To estimate sandbox resource requirements at peak usage:

  1. Count the maximum number of builders you expect to be simultaneously active.
  2. Add prewarmPoolSize (default: 5) for idle pool overhead.
  3. Multiply by per-pod resources: 1 CPU core and 2 GiB memory.

For example, 20 concurrent editors with the default prewarm pool size requires capacity for 25 pods (25 CPU cores and 50 GiB memory for the sandbox alone).

The default maximum total sandbox job pods is 50 (agentSandbox.controller.scaling.maxTotalJobs). If your calculation exceeds this, raise the cap explicitly; otherwise the pool will silently stop growing and editors beyond the cap won't get a working sandbox session:

values.yaml
agentSandbox:
controller:
scaling:
maxTotalJobs: 75 # raise from default 50 as needed

On Docker Compose, the sandbox pool is limited by the host VM's total memory and CPU. There is no node autoscaling on a single VM. If you expect more than a small number of concurrent editors, plan to size the VM accordingly or migrate to a Kubernetes deployment.

Concurrency limits

Each agent thread runs in a dedicated sandbox session (pod). A user can have up to 5 concurrent threads open by default, which means up to 5 sandbox sessions held simultaneously. This per-user limit is separate from the deployment-wide pod cap set by agentSandbox.controller.scaling.maxTotalJobs in values.yaml.

When all of a user's sessions are active and they open a new thread, the thread fails to start rather than evicting an existing live session. If at least one session is idle, the system automatically reclaims the oldest idle session and assigns it to the new thread. The reclamation happens in the background and does not interrupt active work.

Idle timeout

Sandboxes shut down automatically after a configurable idle period. The default is 2.5 hours. When a session times out, Retool releases the reserved CPU and memory back to the pool.

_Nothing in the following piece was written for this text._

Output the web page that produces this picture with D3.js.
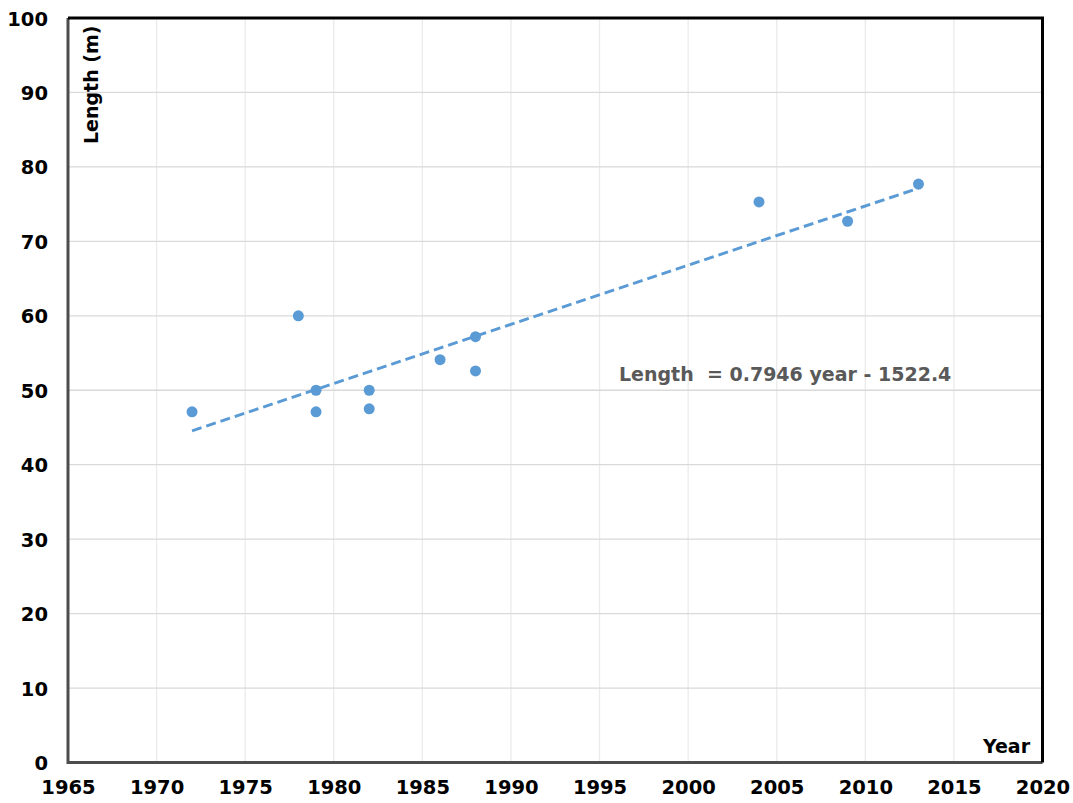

In high-traffic deployments where usage patterns are unpredictable, reducing the idle timeout to 30 minutes or less helps reclaim resources faster.

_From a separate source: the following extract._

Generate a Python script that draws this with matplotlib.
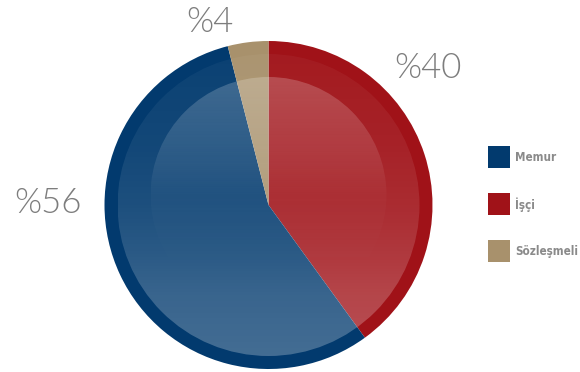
import matplotlib
matplotlib.use("Agg")
import matplotlib.pyplot as plt
from matplotlib.patches import Circle, Rectangle
import numpy as np

# dağılım (saat yönünde, tepeden başlayarak)
kategoriler = ["İşçi", "Memur", "Sözleşmeli"]
oranlar = [40, 56, 4]
renkler = ["#A01218", "#023A6E", "#A8916C"]
legend_sirasi = ["Memur", "İşçi", "Sözleşmeli"]

W, H = 580, 372
cx, cy = 268.5, H - 205
R = 164

fig = plt.figure(figsize=(5.8, 3.72), dpi=100)
ax = fig.add_axes([0, 0, 1, 1])

wedges, _ = ax.pie(oranlar, colors=renkler, startangle=90, counterclock=False,
                   center=(cx, cy), radius=R, frame=True,
                   wedgeprops=dict(linewidth=0, antialiased=True))


def parlaklik(merkez_y, r, t_nok, a_nok):
    # beyaz, dikey alfa gradyanlı disk (pasta üstüne bindirme)
    n = 400
    t = np.linspace(0, 1, n)
    img = np.ones((n, 2, 4))
    img[:, :, 3] = np.interp(t, t_nok, a_nok)[:, None]
    im = ax.imshow(img, extent=[cx - r, cx + r, merkez_y - r, merkez_y + r],
                   origin="upper", interpolation="bilinear", zorder=3)
    clip = Circle((cx, merkez_y), r, transform=ax.transData)
    im.set_clip_path(clip)


# dış halka içindeki geniş disk
parlaklik(cy, 151, [0, 0.3, 0.5, 0.65, 0.8, 1.0],
          [0.04, 0.07, 0.11, 0.16, 0.22, 0.26])
# üstteki parlak iç daire
parlaklik(H - 195, 118, [0, 0.3, 0.5, 0.7, 1.0],
          [0.21, 0.12, 0.03, 0.01, 0.0])

ax.set_xlim(0, W)
ax.set_ylim(0, H)
ax.set_aspect("equal")
ax.axis("off")

# yüzde etiketleri
yuzde_font = dict(family=["Lato", "DejaVu Sans"], fontweight=300,
                  fontsize=25, color="#7d7d7d", ha="center", va="center")
etiket_yer = {"İşçi": (428, H - 68), "Memur": (47.5, H - 203),
              "Sözleşmeli": (210, H - 22)}
for k, v in zip(kategoriler, oranlar):
    ax.text(*etiket_yer[k], f"%{v}", **yuzde_font)

# lejant: kare + etiket
for i, k in enumerate(legend_sirasi):
    y = H - (157 + i * 47)
    ax.add_patch(Rectangle((488, y - 11), 22, 22, linewidth=0,
                           facecolor=renkler[kategoriler.index(k)], zorder=4))
    ax.text(515.5, y - 0.5, k, fontsize=8.4, fontweight="bold",
            family="DejaVu Sans", fontstretch="condensed",
            color="#8a8a8a", va="center", ha="left")

fig.savefig("out.png", dpi=100)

Frontend caching with a service worker

Retool installs a service worker in the browser that caches the application frontend and serves it on subsequent page loads. The service worker uses a stale-while-revalidate strategy: it returns the cached version of index.html immediately, then requests the latest version from Retool in the background. If the cached and latest versions differ, Retool automatically refreshes the page so users see the current build.

The cache is version-aware and automatically invalidates when you upgrade Retool. After an upgrade, users land on the previously cached version once, then receive the new version on the next request without needing to clear their browser cache. Users can bypass the cache with a hard refresh (Cmd+Shift+R / Ctrl+Shift+R).

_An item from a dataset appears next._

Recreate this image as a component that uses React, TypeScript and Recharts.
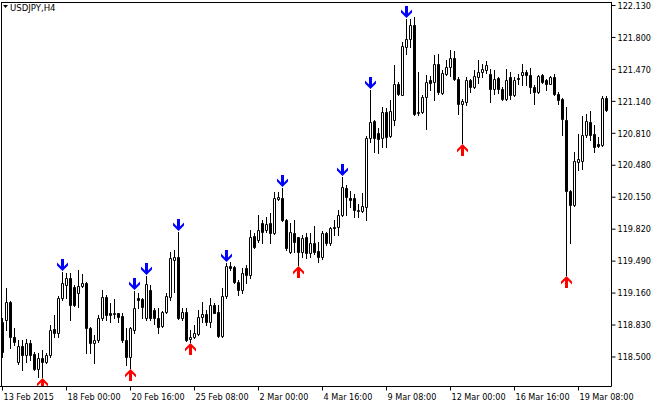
import React from "react";
import { ComposedChart, Bar, XAxis, YAxis } from "recharts";

const FONT = "'DejaVu Sans Condensed', 'DejaVu Sans', 'Liberation Sans', sans-serif";

// USDJPY H4 candles, oldest first
const opens = [
  118.861, 118.882, 119.07, 118.706, 118.452, 118.614, 118.521, 118.641, 118.531, 118.373,
  118.487, 118.452, 118.521, 118.786, 118.751, 119.106, 119.243, 119.312, 119.219, 119.157,
  119.232, 119.26, 118.796, 118.641, 118.676, 118.899, 119.122, 118.951, 118.944, 118.951,
  118.923, 118.676, 118.503, 118.779, 119.106, 119.095, 118.899, 119.191, 118.985, 118.899,
  118.82, 118.967, 119.122, 119.501, 119.535, 118.899, 118.967, 118.683, 118.71, 118.737,
  118.91, 118.944, 118.864, 119.036, 118.967, 118.717, 119.129, 119.439, 119.425, 119.277,
  119.191, 119.415, 119.346, 119.748, 119.707, 119.879, 119.81, 119.879, 119.782, 120.133,
  120.137, 119.913, 119.586, 119.782, 119.735, 119.586, 119.735, 119.57, 119.673, 119.596,
  119.528, 119.776, 119.673, 119.844, 119.844, 119.965, 120.24, 120.147, 120.137, 120.009,
  120.009, 120.05, 120.766, 120.937, 120.813, 120.766, 121.03, 120.779, 120.944, 121.323,
  121.202, 121.7, 121.787, 121.924, 121.016, 121.03, 121.184, 121.357, 121.339, 121.529,
  121.226, 121.426, 121.494, 121.591, 121.374, 121.116, 121.133, 121.364, 121.288, 121.391,
  121.442, 121.467, 121.426, 121.271, 121.384, 121.271, 121.168, 121.391, 121.202, 121.38,
  121.408, 121.442, 121.408, 121.288, 121.236, 121.408, 121.364, 121.323, 121.391, 121.212,
  121.168, 120.944, 120.215, 120.068, 120.514, 120.524, 120.789, 120.927, 120.8, 120.697,
  120.686, 121.178,
];
const highs = [
  118.902, 119.212, 119.078, 118.799, 118.676, 118.676, 118.686, 118.676, 118.555, 118.541,
  118.572, 118.545, 118.83, 118.933, 119.129, 119.38, 119.363, 119.363, 119.243, 119.397,
  119.356, 119.274, 118.813, 118.727, 118.933, 119.191, 119.14, 119.054, 119.098, 118.957,
  118.951, 118.796, 118.813, 119.18, 119.157, 119.106, 119.336, 119.243, 119.005, 119.002,
  118.978, 119.157, 119.586, 119.604, 119.79, 119.002, 119.002, 118.779, 118.83, 118.985,
  119.07, 118.985, 119.106, 119.054, 119.036, 119.209, 119.469, 119.483, 119.439, 119.294,
  119.418, 119.449, 119.81, 119.776, 119.965, 119.913, 119.947, 119.982, 120.205, 120.205,
  120.24, 119.93, 119.879, 119.913, 119.741, 119.758, 119.776, 119.782, 119.851, 119.689,
  119.803, 119.792, 119.844, 119.913, 120.016, 120.356, 120.274, 120.215, 120.188, 120.085,
  120.194, 120.779, 121.253, 120.944, 120.869, 121.081, 121.075, 121.15, 121.511, 121.339,
  121.752, 121.986, 121.993, 122.009, 121.442, 121.202, 121.408, 121.398, 121.614, 121.632,
  121.46, 121.563, 121.666, 121.661, 121.391, 121.168, 121.391, 121.374, 121.467, 121.563,
  121.529, 121.556, 121.477, 121.467, 121.391, 121.288, 121.477, 121.442, 121.391, 121.426,
  121.522, 121.467, 121.488, 121.305, 121.408, 121.419, 121.374, 121.398, 121.419, 121.236,
  121.178, 121.081, 120.222, 120.617, 120.807, 120.985, 121.006, 121.04, 120.893, 120.772,
  121.192, 121.192,
];
const lows = [
  118.5, 118.779, 118.593, 118.624, 118.428, 118.366, 118.452, 118.469, 118.366, 118.297,
  118.294, 118.441, 118.503, 118.71, 118.71, 119.088, 119.106, 118.882, 119.026, 119.019,
  119.222, 118.538, 118.541, 118.441, 118.658, 118.882, 118.882, 118.864, 118.899, 118.864,
  118.658, 118.418, 118.387, 118.745, 119.002, 118.899, 118.882, 118.882, 118.841, 118.745,
  118.813, 118.951, 119.088, 119.174, 118.892, 118.882, 118.665, 118.658, 118.693, 118.727,
  118.864, 118.83, 118.813, 118.951, 118.71, 118.71, 119.106, 119.397, 119.26, 119.14,
  119.16, 119.26, 119.312, 119.621, 119.689, 119.673, 119.792, 119.673, 119.768, 120.126,
  119.906, 119.604, 119.57, 119.586, 119.449, 119.535, 119.518, 119.535, 119.562, 119.483,
  119.508, 119.655, 119.655, 119.758, 119.758, 119.954, 119.965, 120.05, 119.947, 119.947,
  119.999, 119.913, 120.72, 120.617, 120.607, 120.669, 120.669, 120.772, 120.893, 121.202,
  121.202, 121.632, 121.7, 120.996, 121.001, 121.019, 120.859, 121.254, 121.158, 121.22,
  121.22, 121.408, 121.398, 121.357, 121.013, 120.707, 121.099, 121.236, 121.281, 121.329,
  121.391, 121.432, 121.133, 121.22, 121.226, 121.158, 121.158, 121.168, 121.192, 121.323,
  121.305, 121.305, 121.226, 121.116, 121.226, 121.329, 121.261, 121.315, 121.202, 121.109,
  120.79, 119.346, 119.679, 120.058, 120.429, 120.446, 120.772, 120.738, 120.617, 120.669,
  120.676, 121.04,
];
const closes = [
  118.552, 119.07, 118.71, 118.658, 118.614, 118.521, 118.641, 118.521, 118.373, 118.487,
  118.452, 118.521, 118.779, 118.751, 119.106, 119.26, 119.312, 119.036, 119.036, 119.232,
  119.26, 118.796, 118.648, 118.676, 118.899, 119.122, 118.933, 118.933, 118.951, 118.91,
  118.676, 118.503, 118.796, 119.002, 119.088, 119.013, 119.253, 118.899, 118.899, 118.813,
  118.967, 119.129, 119.518, 119.535, 118.899, 118.967, 118.676, 118.71, 118.745, 118.916,
  118.944, 118.864, 119.036, 118.957, 118.717, 119.129, 119.439, 119.421, 119.277, 119.191,
  119.366, 119.346, 119.741, 119.631, 119.81, 119.792, 119.869, 119.782, 120.147, 120.153,
  119.913, 119.621, 119.792, 119.689, 119.586, 119.724, 119.57, 119.673, 119.586, 119.528,
  119.776, 119.673, 119.827, 119.827, 119.965, 120.256, 120.153, 120.126, 120.016, 120.023,
  120.057, 120.766, 120.927, 120.766, 120.755, 121.03, 120.772, 121.04, 121.323, 121.22,
  121.707, 121.787, 121.924, 121.013, 121.03, 121.184, 121.339, 121.329, 121.522, 121.236,
  121.432, 121.494, 121.591, 121.374, 121.116, 121.14, 121.364, 121.288, 121.398, 121.442,
  121.477, 121.511, 121.271, 121.374, 121.271, 121.168, 121.357, 121.202, 121.364, 121.367,
  121.442, 121.408, 121.288, 121.236, 121.398, 121.339, 121.323, 121.391, 121.212, 121.15,
  120.962, 120.215, 120.068, 120.524, 120.549, 120.789, 120.937, 120.789, 120.669, 120.676,
  121.178, 121.055,
];

// bars that carry a signal arrow
const sellBars = [15, 33, 36, 44, 56, 70, 85, 92, 101];
const buyBars = [10, 32, 47, 74, 115, 141];

const timeLabels = [
  "13 Feb 2015",
  "18 Feb 00:00",
  "20 Feb 16:00",
  "25 Feb 08:00",
  "2 Mar 00:00",
  "4 Mar 16:00",
  "9 Mar 08:00",
  "12 Mar 00:00",
  "16 Mar 16:00",
  "19 Mar 08:00",
];
const BARS_PER_LABEL = 16;
const priceTicks = [
  118.5, 118.83, 119.16, 119.49, 119.82, 120.15, 120.48, 120.81, 121.14, 121.47, 121.8, 122.13,
];

const data = opens.map((open, i) => ({
  i,
  open,
  high: highs[i],
  low: lows[i],
  close: closes[i],
  sell: sellBars.includes(i),
  buy: buyBars.includes(i),
}));

const tickIdx = timeLabels.map((_, k) => k * BARS_PER_LABEL);

function Candle(props: any) {
  const { x, y, width, height, payload } = props;
  if (!payload) return null;
  const { open, high, low, close, sell, buy } = payload;
  const top = Math.min(y, y + height);
  const k = Math.abs(height) / (high - low || 1);
  const py = (p: number) => top + (high - p) * k;
  const cx = Math.round(x + width / 2 - 0.5) + 0.5;
  const yH = Math.round(py(high));
  const yL = Math.round(py(low));
  const yO = Math.round(py(open));
  const yC = Math.round(py(close));
  const bTop = Math.min(yO, yC) + 0.5;
  const bBot = Math.max(yO, yC) + 0.5;
  const bull = close >= open;
  const down = yH - 1;
  const up = yL + 1;
  return (
    <g>
      <line x1={cx} x2={cx} y1={yH} y2={yL + 1} stroke="#000" strokeWidth={1} />
      <path
        d={`M${cx - 1},${bTop}H${cx + 1}V${bBot}H${cx - 1}Z`}
        fill={bull ? "#fff" : "#000"}
        stroke="#000"
        strokeWidth={1}
      />
      {sell && (
        <path
          d={`M${cx},${down}L${cx - 5.5},${down - 5.5}L${cx - 5.5},${down - 8.5}L${cx - 1.5},${down - 4.5}L${cx - 1.5},${down - 12}L${cx + 1.5},${down - 12}L${cx + 1.5},${down - 4.5}L${cx + 5.5},${down - 8.5}L${cx + 5.5},${down - 5.5}Z`}
          fill="#0000ff"
        />
      )}
      {buy && (
        <path
          d={`M${cx},${up}L${cx - 5.5},${up + 5.5}L${cx - 5.5},${up + 8.5}L${cx - 1.5},${up + 4.5}L${cx - 1.5},${up + 12}L${cx + 1.5},${up + 12}L${cx + 1.5},${up + 4.5}L${cx + 5.5},${up + 8.5}L${cx + 5.5},${up + 5.5}Z`}
          fill="#ff0000"
        />
      )}
    </g>
  );
}

function TimeTick(props: any) {
  const { x, y, payload } = props;
  const label = timeLabels[Math.round(payload.value / BARS_PER_LABEL)];
  return (
    <text x={x + 1} y={y + 7} textAnchor="start" fontSize={9} fontFamily={FONT} fill="#000">
      {label}
    </text>
  );
}

export default function App() {
  return (
    <div style={{ position: "absolute", left: 0, top: 0, width: 652, height: 406, background: "#fff" }}>
      <ComposedChart
        width={652}
        height={406}
        data={data}
        margin={{ top: 2.5, right: 0, bottom: 0, left: 0 }}
        barCategoryGap={0}
        barGap={0}
      >
        <XAxis
          dataKey="i"
          type="category"
          ticks={tickIdx}
          interval={0}
          height={19.5}
          tickSize={4}
          tickMargin={2}
          padding={{ left: 0.5, right: 3 }}
          axisLine={{ stroke: "#000" }}
          tickLine={{ stroke: "#000" }}
          tick={<TimeTick />}
        />
        <YAxis
          orientation="right"
          type="number"
          domain={[118.195, 122.161]}
          allowDataOverflow
          ticks={priceTicks}
          interval={0}
          width={40.5}
          tickSize={4}
          tickMargin={2}
          axisLine={{ stroke: "#000" }}
          tickLine={{ stroke: "#000" }}
          tick={{ fontSize: 9, fill: "#000", fontFamily: FONT }}
          tickFormatter={(v: number) => v.toFixed(3)}
        />
        <Bar
          dataKey={(d: any) => [d.low, d.high]}
          shape={<Candle />}
          isAnimationActive={false}
        />
      </ComposedChart>
      <svg
        width={652}
        height={406}
        style={{ position: "absolute", left: 0, top: 0, pointerEvents: "none" }}
      >
        <line x1={1.5} x2={1.5} y1={2} y2={387} stroke="#000" />
        <line x1={1} x2={612} y1={2.5} y2={2.5} stroke="#000" />
        <polygon points="3,5 8,5 5.5,8" fill="#000" />
        <text x={10} y={10.5} fontSize={9.5} fontFamily={FONT} fill="#000">
          USDJPY,H4
        </text>
      </svg>
    </div>
  );
}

The service worker is enabled by default in self-hosted Retool 3.334 and later. Admins can disable it from Settings > Beta if needed to diagnose page load issues.

Near-zero downtime upgrades

All MAJOR.MINOR release upgrades, such upgrading from 3.334 to 4.0, perform database migrations. Patch release upgrades within the same MAJOR.MINOR release, such as 4.0.1 to 4.0.2, generally do not.

General upgrade strategy

Each container or pod attempts to perform database migrations at startup after an upgrade. In multi-container setups, upgrades must be coordinated carefully to prevent container deadlocks and minimize downtime.

Database migrations are backward-compatible so older containers or pods can continue serving traffic while these migrations run.

  1. Stop all containers except jobs-runner.
  2. Start a new jobs-runner container using the latest MAJOR.MINOR.PATCH image tag, such as 4.0.1-stable.
  3. Wait for the database migrations to complete.
  4. Stop the old jobs-runner container.
  5. Start the remaining containers using the new image.
  6. Verify all containers are healthy before routing traffic.